Reputation: 101
What is FASTER way to redirect a particular (specific) page, a PHP or htaccess? Considering that many different pages may need such redirect on a high traffic site. e.g. what is faster:
PHP (no database queries involved, just simple plain php redirect)
header("Location: /new.php",TRUE,301);
or
htaccess
redirect 301 old.php http://site.com/new.php
Upvotes: 9
Views: 3175
Reputation: 1183
If .htaccess
is used at all, Apache will process it before any PHP processing begins. I haven't done the benchmarks on using one or the other, but when both are present, .htaccess
will always be faster.
Also note that .htaccess
redirect can be written using regex to apply to multiple old files, so less work on your end.
Upvotes: 3
Reputation: 3532
.htacess
are processed before php is called, so if you can create it, it will surely be faster
Upvotes: 7
Reputation: 53533
Depends.

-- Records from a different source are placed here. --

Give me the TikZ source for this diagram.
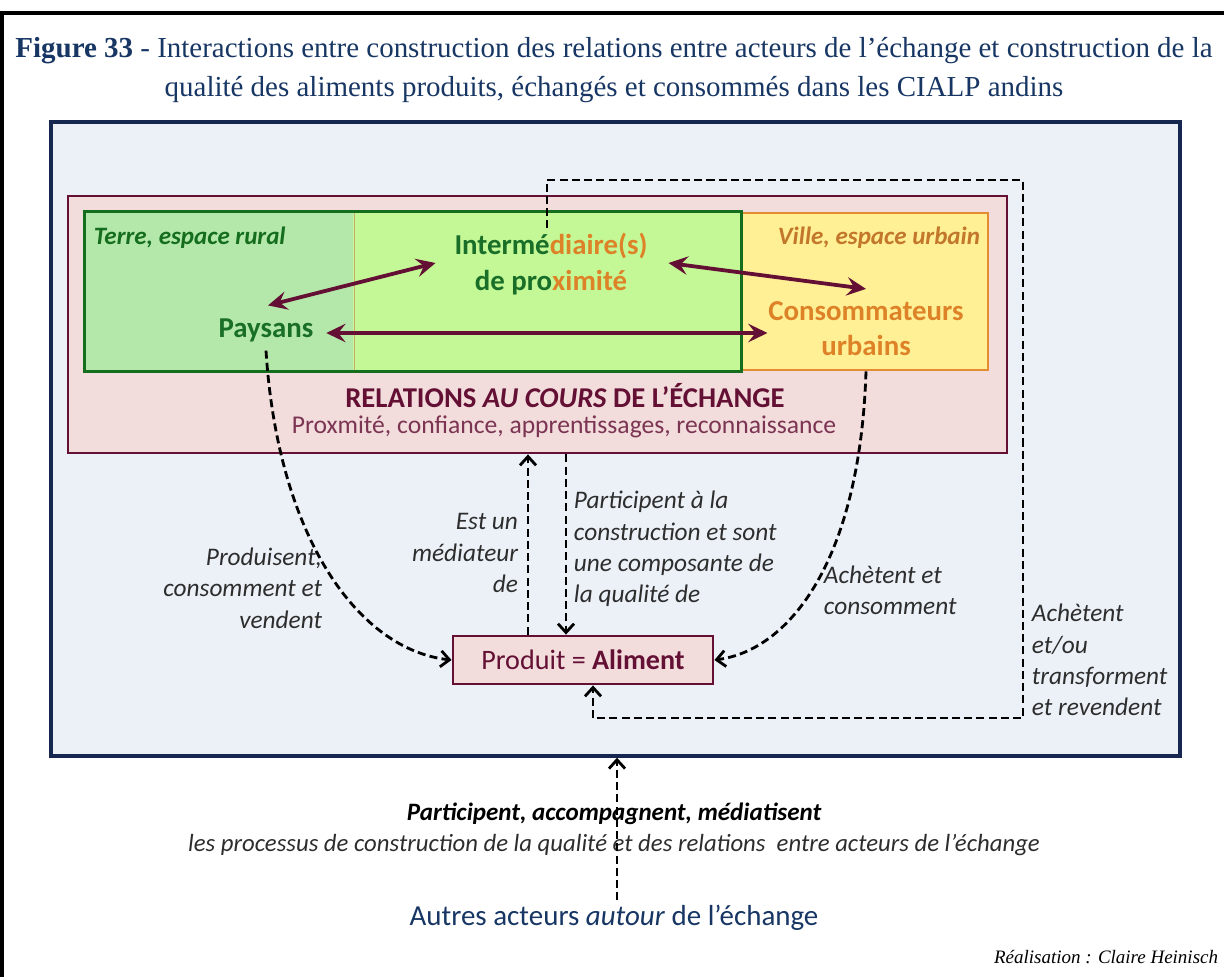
\documentclass[tikz,border=0pt]{standalone}
\usepackage{fontspec}
\setmainfont{Carlito}
\newfontfamily\titlefont{Liberation Serif}
\usetikzlibrary{arrows.meta, positioning, calc, fit}
\definecolor{titleblue}{RGB}{23,54,100}
\definecolor{frameblue}{RGB}{22,40,80}
\definecolor{paleblue}{RGB}{236,241,248}
\definecolor{relpink}{RGB}{242,220,220}
\definecolor{relmaroon}{RGB}{100,16,52}
\definecolor{ruralgreen}{RGB}{180,232,170}
\definecolor{proxgreen}{RGB}{196,248,150}
\definecolor{zonegreen}{RGB}{20,110,30}
\definecolor{urbanyellow}{RGB}{255,240,150}
\definecolor{zoneorange}{RGB}{228,140,50}
\definecolor{txtgreen}{RGB}{25,110,40}
\definecolor{txtorange}{RGB}{222,130,40}
\definecolor{divtan}{RGB}{200,170,110}
\definecolor{labelgray}{RGB}{45,45,45}

\begin{document}
\begin{tikzpicture}[
    x=0.025cm, y=-0.025cm,
    zone/.style={rectangle, inner sep=0pt, line width=2pt},
    actor/.style={align=center, font=\fontsize{20.5}{25}\selectfont\bfseries},
    place/.style={font=\fontsize{17.8}{20}\selectfont\bfseries\itshape},
    lbl/.style={text=labelgray, font=\fontsize{18}{22.3}\selectfont\itshape},
    relarrow/.style={{Stealth[length=4.8mm, width=4.6mm, inset=1.8mm]}-{Stealth[length=4.8mm, width=4.6mm, inset=1.8mm]}, line width=2.7pt, relmaroon},
    dasharrow/.style={-{Straight Barb[length=2.2mm, width=4mm]}, line width=2pt, dash pattern=on 5.7pt off 3pt}
]
\useasboundingbox (0,0) rectangle (1224,976);
\draw[line width=2.2pt] (2,13) rectangle (1230,985);

% Title
\node[text=titleblue, align=center, font=\titlefont\fontsize{20.6}{28}\selectfont] (title) at (614,70) {\textbf{Figure 33} - Interactions entre construction des relations entre acteurs de l’échange et construction de la\\qualité des aliments produits, échangés et consommés dans les CIALP andins};

% Boxes
\node[zone, fit={(51,122) (1180,756)}, draw=frameblue, fill=paleblue, line width=2.4pt] (scene) {};
\node[zone, fit={(68,196) (1007,453)}, draw=relmaroon, fill=relpink] (relbox) {};
\node[zone, fit={(740,213) (988,370)}, draw=zoneorange, fill=urbanyellow] (city) {};
\node[zone, fit={(86,213) (353,370)}, fill=ruralgreen] (rural) {};
\node[zone, fit={(353,213) (740,370)}, fill=proxgreen] (prox) {};
\draw[divtan, line width=1pt] (rural.north east) -- (rural.south east);
\node[zone, fit={(rural) (prox)}, draw=zonegreen] (country) {};

% Places and actors
\node[place, text=zonegreen, anchor=west] (terre) at (89,238) {Terre, espace rural};
\node[place, text=zoneorange!85!black, anchor=east] (ville) at (985,238) {Ville, espace urbain};
\node[actor, text=txtgreen] (paysans) at (266,330) {Paysans};
\node[actor] (inter) at (551,264) {{\color{txtgreen}Intermé}{\color{txtorange}diaire(s)}\\{\color{txtgreen}de pro}{\color{txtorange}ximité}};
\node[actor, text=txtorange] (conso) at (866,329) {Consommateurs\\urbains};

% Relations
\node[text=relmaroon, font=\fontsize{20.4}{24}\selectfont\bfseries] (relations) at (565,396) {RELATIONS \textit{AU COURS} DE L’ÉCHANGE};
\node[text=relmaroon!85, font=\fontsize{18.2}{22}\selectfont] (qualif) at (564,427) {Proxmité, confiance, apprentissages, reconnaissance};

% Product
\node[zone, draw=relmaroon, fill=relpink, minimum width=6.5cm, minimum height=1.2cm, text=relmaroon, font=\fontsize{20}{24}\selectfont] (produit) at (583,660) {Produit = \textbf{Aliment}};

% Arrows between actors
\draw[relarrow] ($(paysans.north)+(2,-8)$) -- ($(inter.west)+(-14,-1)$);
\draw[relarrow] ($(inter.east)+(16,-1)$) -- ($(conso.north)+(0,-8)$);
\draw[relarrow] ($(paysans.east)+(8,3)$) -- ($(paysans.east -| conso.west)+(4,3)$);

% Dashed arrows
\coordinate (loopne) at (1023,180);
\coordinate (loopse) at (1023,718);
\coordinate (lowx) at ($(produit.south)+(10,0)$);
\draw[dasharrow] ($(paysans.south)+(0,4)$) .. controls (278,540) and (360,650) .. (produit.west);
\draw[dasharrow] (conso |- city.south) .. controls (860,560) and (790,650) .. (produit.east);
\draw[dasharrow] ($(produit.north)+(-55,0)$) -- ($(produit.north |- relbox.south)+(-55,0)$);
\draw[dasharrow] ($(produit.north |- relbox.south)+(-17,0)$) -- ($(produit.north)+(-17,0)$);
\draw[dasharrow] ($(inter.north)+(-4,0)$) |- (loopne) -- (loopse) -| (lowx);

% Labels
\node[lbl, align=right, anchor=east] (produisent) at (327,588) {Produisent,\\consomment et\\vendent};
\node[lbl, align=right, anchor=east] (mediateur) at (523,553) {Est un\\médiateur\\de};
\node[lbl, align=left, anchor=west] (participent) at (569,549) {Participent à la\\construction et sont\\une composante de\\la qualité de};
\node[lbl, align=left, anchor=west] (achetent) at (819,590) {Achètent et\\consomment};
\node[lbl, align=left, anchor=west] (revendent) at (1027,660) {Achètent\\et/ou\\transforment\\et revendent};

% Around the exchange
\node[font=\fontsize{17.8}{20}\selectfont\bfseries\itshape] (accomp) at (614,814) {Participent, accompagnent, médiatisent};
\node[text=labelgray, font=\fontsize{17.6}{20}\selectfont\itshape] (processus) at (614,845) {les processus de construction de la qualité et des relations\ \ entre acteurs de l’échange};
\node[text=titleblue, font=\fontsize{20.6}{24}\selectfont] (autres) at (614,918) {Autres acteurs \textit{autour} de l’échange};
\draw[dasharrow] ($(autres.north)+(3,0)$) -- ($(autres.north |- scene.south)+(3,0)$);
\node[anchor=east, font=\titlefont\itshape\fontsize{13.5}{16}\selectfont] (credit) at (1223,957) {Réalisation : Claire Heinisch};

\end{tikzpicture}
\end{document}
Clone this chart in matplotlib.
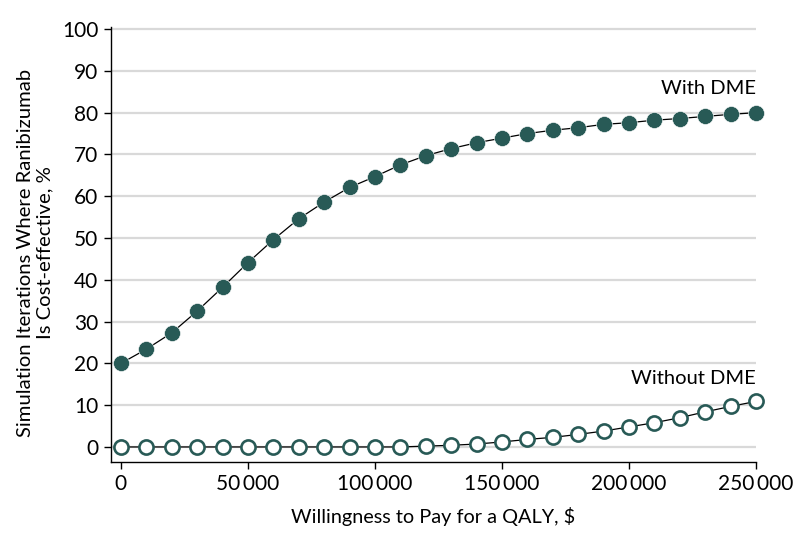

In general, .htaccess will be faster because you won't have the overhead of invoking PHP. However -- if you've got 1000 redirects in a single .htaccess file at the document root level, then Apache will need to check every one of them on every page load. I.e., instead of just serving index.php, you're now going to have to do 1000 regex checks, and then serve index.php. Overall, I'd say that if you've got a lot of redirects and a lot of pages that won't be redirected, then do it in PHP. In this case, you don't pay any extra overhead for the pages that don't need to be redirected.